--- begin Provided entries ---
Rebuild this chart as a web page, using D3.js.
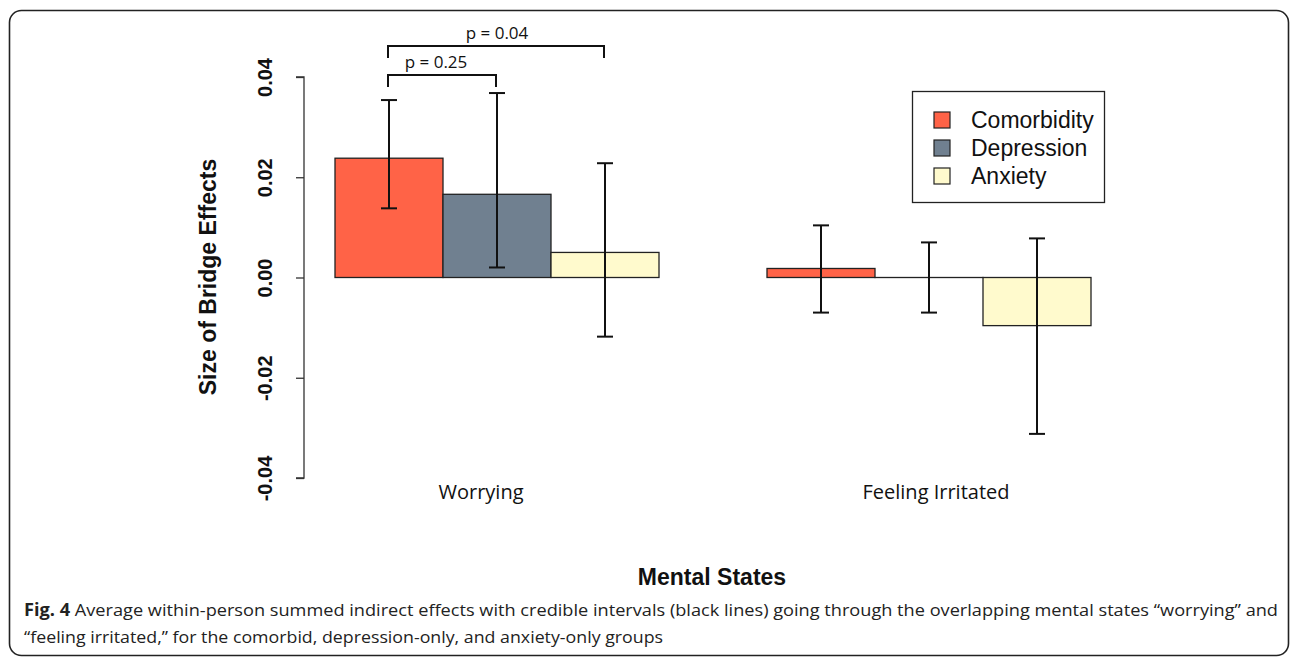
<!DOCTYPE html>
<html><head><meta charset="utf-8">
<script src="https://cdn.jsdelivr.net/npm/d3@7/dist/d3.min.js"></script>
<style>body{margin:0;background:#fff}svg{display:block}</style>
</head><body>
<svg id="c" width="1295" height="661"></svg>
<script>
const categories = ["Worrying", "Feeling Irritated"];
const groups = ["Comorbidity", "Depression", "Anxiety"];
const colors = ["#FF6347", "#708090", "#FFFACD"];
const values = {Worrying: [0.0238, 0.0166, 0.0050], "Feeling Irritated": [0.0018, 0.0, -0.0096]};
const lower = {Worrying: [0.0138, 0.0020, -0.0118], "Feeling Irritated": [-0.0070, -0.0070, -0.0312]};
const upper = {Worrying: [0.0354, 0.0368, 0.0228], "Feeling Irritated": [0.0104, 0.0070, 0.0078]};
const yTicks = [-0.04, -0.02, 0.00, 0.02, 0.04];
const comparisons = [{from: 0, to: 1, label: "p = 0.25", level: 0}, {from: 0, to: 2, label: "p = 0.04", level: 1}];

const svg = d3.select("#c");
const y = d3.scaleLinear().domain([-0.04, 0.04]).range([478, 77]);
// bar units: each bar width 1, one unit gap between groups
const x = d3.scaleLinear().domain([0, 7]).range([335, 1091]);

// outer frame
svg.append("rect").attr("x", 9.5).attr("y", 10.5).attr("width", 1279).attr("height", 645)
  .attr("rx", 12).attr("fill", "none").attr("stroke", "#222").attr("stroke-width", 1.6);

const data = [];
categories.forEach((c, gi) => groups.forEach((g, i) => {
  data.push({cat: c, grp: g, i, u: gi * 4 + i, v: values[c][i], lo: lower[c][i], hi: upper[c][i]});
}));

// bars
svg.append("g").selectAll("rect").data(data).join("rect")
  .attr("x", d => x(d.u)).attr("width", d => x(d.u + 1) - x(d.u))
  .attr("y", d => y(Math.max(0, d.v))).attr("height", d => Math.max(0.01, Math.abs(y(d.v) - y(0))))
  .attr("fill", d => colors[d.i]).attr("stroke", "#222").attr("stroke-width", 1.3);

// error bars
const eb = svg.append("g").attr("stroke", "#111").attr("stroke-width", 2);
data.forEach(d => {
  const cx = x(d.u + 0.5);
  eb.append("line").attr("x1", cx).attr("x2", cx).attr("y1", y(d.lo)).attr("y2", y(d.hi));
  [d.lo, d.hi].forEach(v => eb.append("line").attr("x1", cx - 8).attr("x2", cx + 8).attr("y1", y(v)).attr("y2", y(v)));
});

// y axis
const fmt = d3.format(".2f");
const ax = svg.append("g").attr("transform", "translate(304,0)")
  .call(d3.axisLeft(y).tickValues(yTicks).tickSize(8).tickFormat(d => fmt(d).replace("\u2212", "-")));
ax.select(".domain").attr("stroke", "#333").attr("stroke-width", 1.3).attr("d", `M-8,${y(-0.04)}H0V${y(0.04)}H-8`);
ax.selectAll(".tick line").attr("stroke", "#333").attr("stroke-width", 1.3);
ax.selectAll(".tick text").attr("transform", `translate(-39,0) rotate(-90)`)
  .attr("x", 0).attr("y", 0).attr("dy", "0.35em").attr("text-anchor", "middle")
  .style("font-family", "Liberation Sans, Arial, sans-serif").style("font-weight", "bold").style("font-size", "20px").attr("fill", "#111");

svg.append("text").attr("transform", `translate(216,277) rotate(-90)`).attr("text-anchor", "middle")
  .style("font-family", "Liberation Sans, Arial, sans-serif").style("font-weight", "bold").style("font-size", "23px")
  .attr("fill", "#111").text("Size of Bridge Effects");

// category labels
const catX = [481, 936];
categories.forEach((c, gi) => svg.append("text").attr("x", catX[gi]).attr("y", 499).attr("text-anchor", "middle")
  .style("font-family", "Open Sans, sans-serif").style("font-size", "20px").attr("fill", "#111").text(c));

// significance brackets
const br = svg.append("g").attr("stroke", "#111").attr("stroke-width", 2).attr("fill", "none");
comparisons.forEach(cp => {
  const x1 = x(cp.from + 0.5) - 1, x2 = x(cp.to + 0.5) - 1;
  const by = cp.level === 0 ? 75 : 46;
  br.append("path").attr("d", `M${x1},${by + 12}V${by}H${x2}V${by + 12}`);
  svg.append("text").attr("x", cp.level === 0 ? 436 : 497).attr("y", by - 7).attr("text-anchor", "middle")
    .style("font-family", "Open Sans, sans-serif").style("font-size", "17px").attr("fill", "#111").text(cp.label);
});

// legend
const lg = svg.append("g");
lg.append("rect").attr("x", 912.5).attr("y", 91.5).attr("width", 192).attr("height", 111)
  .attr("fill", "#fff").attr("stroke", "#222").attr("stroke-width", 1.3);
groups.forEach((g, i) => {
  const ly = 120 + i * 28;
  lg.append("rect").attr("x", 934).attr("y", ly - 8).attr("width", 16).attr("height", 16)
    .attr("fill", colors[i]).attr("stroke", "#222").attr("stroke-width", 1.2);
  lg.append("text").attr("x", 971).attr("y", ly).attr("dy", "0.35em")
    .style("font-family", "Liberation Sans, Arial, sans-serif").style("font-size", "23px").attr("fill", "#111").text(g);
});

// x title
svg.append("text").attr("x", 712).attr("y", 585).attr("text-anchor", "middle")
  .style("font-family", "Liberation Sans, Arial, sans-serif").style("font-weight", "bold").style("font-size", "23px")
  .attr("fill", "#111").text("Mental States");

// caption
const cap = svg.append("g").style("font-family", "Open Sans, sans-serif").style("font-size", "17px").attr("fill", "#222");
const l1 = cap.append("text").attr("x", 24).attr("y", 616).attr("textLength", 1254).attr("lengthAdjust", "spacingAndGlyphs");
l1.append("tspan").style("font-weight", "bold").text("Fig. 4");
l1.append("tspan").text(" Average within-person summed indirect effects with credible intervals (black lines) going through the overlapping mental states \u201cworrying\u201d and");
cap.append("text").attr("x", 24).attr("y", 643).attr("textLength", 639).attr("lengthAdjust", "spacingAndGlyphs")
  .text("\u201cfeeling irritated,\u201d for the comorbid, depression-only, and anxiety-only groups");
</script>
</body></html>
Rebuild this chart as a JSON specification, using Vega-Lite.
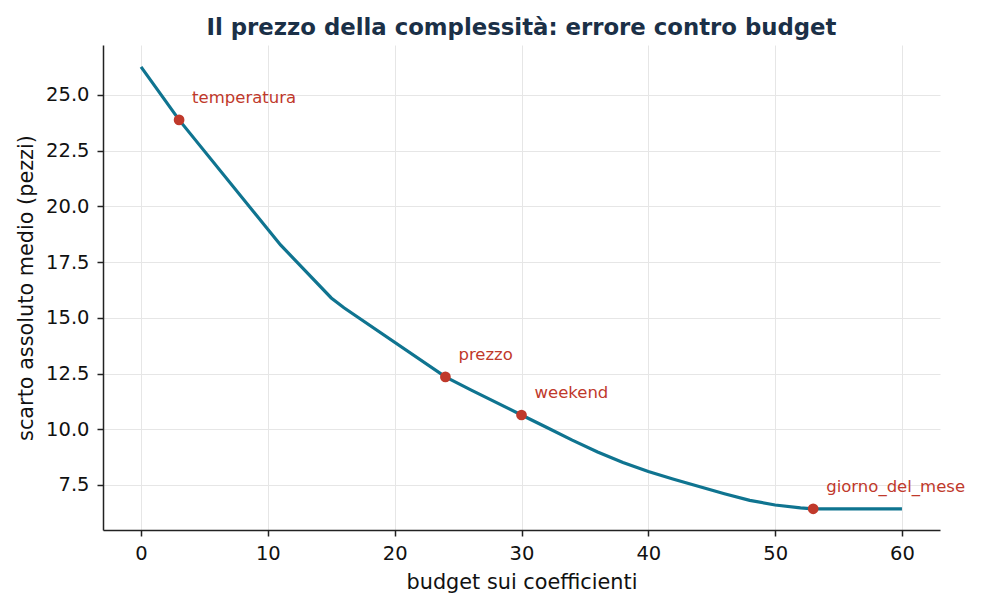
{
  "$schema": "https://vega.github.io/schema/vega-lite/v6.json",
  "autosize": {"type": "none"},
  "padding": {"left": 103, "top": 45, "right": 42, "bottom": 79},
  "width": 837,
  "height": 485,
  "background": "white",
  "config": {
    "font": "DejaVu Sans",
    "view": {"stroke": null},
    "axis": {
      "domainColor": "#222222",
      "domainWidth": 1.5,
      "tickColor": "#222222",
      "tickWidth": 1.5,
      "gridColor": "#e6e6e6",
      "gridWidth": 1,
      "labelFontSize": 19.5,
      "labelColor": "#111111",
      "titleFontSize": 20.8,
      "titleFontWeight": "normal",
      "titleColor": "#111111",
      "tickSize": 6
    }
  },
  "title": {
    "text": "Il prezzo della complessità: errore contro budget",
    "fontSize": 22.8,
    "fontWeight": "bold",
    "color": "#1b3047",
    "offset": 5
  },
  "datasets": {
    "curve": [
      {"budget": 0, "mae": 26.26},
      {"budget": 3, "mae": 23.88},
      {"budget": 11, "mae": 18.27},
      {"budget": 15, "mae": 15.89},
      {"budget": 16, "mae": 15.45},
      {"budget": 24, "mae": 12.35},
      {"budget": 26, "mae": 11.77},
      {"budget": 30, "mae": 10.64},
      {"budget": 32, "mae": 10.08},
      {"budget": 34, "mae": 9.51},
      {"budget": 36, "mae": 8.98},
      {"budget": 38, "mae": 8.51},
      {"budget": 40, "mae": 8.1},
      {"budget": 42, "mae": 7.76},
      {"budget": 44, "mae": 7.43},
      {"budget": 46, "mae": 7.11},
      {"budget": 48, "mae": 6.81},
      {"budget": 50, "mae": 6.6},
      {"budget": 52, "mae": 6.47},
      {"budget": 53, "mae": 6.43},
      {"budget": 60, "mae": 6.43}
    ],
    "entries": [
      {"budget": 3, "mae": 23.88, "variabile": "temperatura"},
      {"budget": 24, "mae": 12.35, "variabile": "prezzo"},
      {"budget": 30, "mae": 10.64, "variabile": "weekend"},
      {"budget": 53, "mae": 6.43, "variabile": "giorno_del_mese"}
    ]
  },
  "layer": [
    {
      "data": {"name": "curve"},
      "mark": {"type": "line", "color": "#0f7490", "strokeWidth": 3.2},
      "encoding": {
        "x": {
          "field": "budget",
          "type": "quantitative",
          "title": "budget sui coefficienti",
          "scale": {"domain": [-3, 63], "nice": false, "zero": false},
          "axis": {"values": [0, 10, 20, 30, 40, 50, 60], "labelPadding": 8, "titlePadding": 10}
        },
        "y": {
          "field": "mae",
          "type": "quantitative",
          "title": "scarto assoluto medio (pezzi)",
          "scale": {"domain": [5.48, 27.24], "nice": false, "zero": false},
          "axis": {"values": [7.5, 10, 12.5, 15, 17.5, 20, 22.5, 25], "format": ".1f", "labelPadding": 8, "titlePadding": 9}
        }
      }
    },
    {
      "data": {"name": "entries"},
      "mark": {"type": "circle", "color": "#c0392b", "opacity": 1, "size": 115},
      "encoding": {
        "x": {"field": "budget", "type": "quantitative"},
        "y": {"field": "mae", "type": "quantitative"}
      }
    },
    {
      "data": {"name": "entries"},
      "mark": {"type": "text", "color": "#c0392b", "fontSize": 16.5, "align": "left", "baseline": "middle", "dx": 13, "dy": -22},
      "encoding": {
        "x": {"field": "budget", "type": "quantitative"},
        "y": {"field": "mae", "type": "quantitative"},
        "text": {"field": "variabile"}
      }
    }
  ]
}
--- end Provided entries ---
_Job_.
Which lines above hold the word "using"? Copy each of them.

_Result of this exercise_.
Rebuild this chart as a web page, using D3.js.
Rebuild this chart as a JSON specification, using Vega-Lite.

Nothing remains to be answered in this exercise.